Imagine if the coffee shop stopped trying to attract a wide range of people and started targeting people who are more like my daughter. We will call her Eleanor. How many more times can we get Eleanor to visit our shop instead of Starbucks? She already loves us; she just needs an incentive to visit more often instead of splitting her purchases between the local shop and the large chain. How can we make Eleanor feel special? Investing more in this customer will quickly pay dividends. If she is spending $8 on a coffee and pastry twice a week and we increase her visit to three times per week, she will spend an additional $1248 with us over a year.
How many Eleanors do we need to keep the coffee shop going? Where do we find customers that look just like her? Or are similar enough to offer and deliver to them the same products that delighted Eleanor and send them the same marketing messages that attracted Eleanor in the first place. Investing in similar customers will be exponentially more valuable than blanketing our message to a group of people whose interests and behaviors marginally align with those of our best customers. We already know they are worth at least $832 each to us, possibly more.
How can we get Eleanor to spread the word on our behalf and influence her friends to do business with us? She is already posting photos and sharing the love every time she visits, unprompted. Eleanor is credibly giving testimony to the atmosphere of our coffee shop and the quality of our product. She normally visits alone, but what if she brought a friend with her or inspired someone to stop in on their own? Even if they are half as valuable as Eleanor, that’s over $400 per customer per year.
Think about the time and money we would waste, even on low-cost social media ads, to blanket a wide swath of single men and women and hope that a fraction of them turn into customers who visit once, or twice or six times per year. Eleanor’s word of mouth returns dramatically more ROI.

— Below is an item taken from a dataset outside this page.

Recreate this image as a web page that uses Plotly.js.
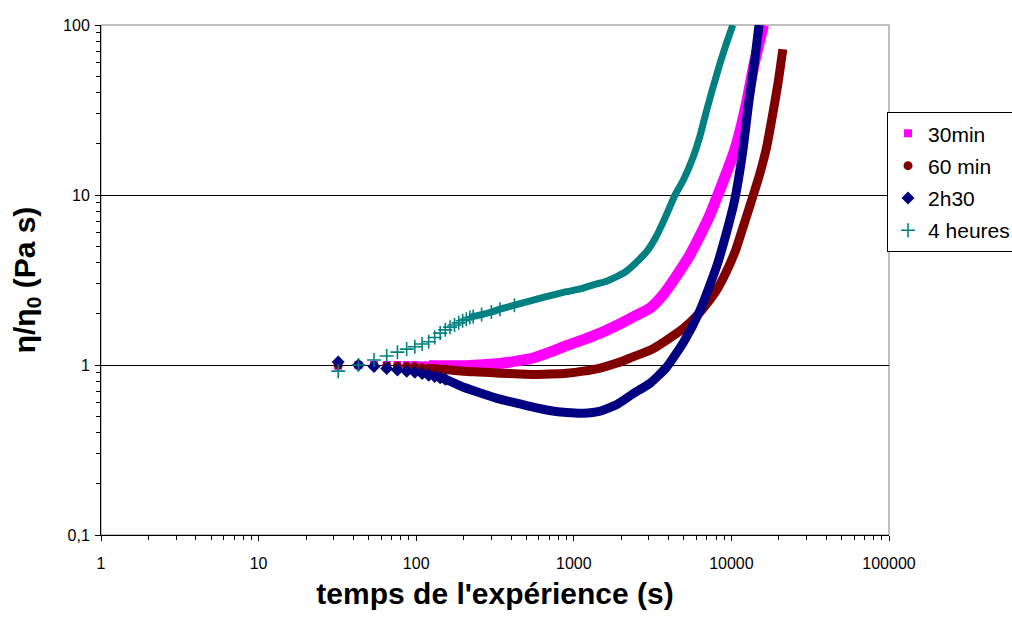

That is not to say the coffee shop shouldn’t advertise. In addition to marketing personally to our Eleanor in creative and meaningful ways, they certainly can and should use paid advertising. But it needs to be strategically targeted to the exact kind of customer that is already our golden goose.
We need to find out exactly where look-a-like Eleanors hang out, in real life and online. Where do they see brand messaging, and what messaging entices them to come in, buy, and frequently return as a regular customer (not just like and share our pretty pictures and entertaining posts)?
Over time, the coffee shop can cultivate the relationship with its increasing number of Eleanors by continuing to provide excellent customer service, a loyalty program, creating fun special events or promotions to attract repeat visits, asking Eleanor’s opinion on new products and services, and recognizing her as a brand ambassador in some way. After all, she’s special, and we want her to know it.
Who is your Eleanor? Every business has at least one (or you aren’t doing this business thing right). Find her and make your marketing dollars more effective with less effort.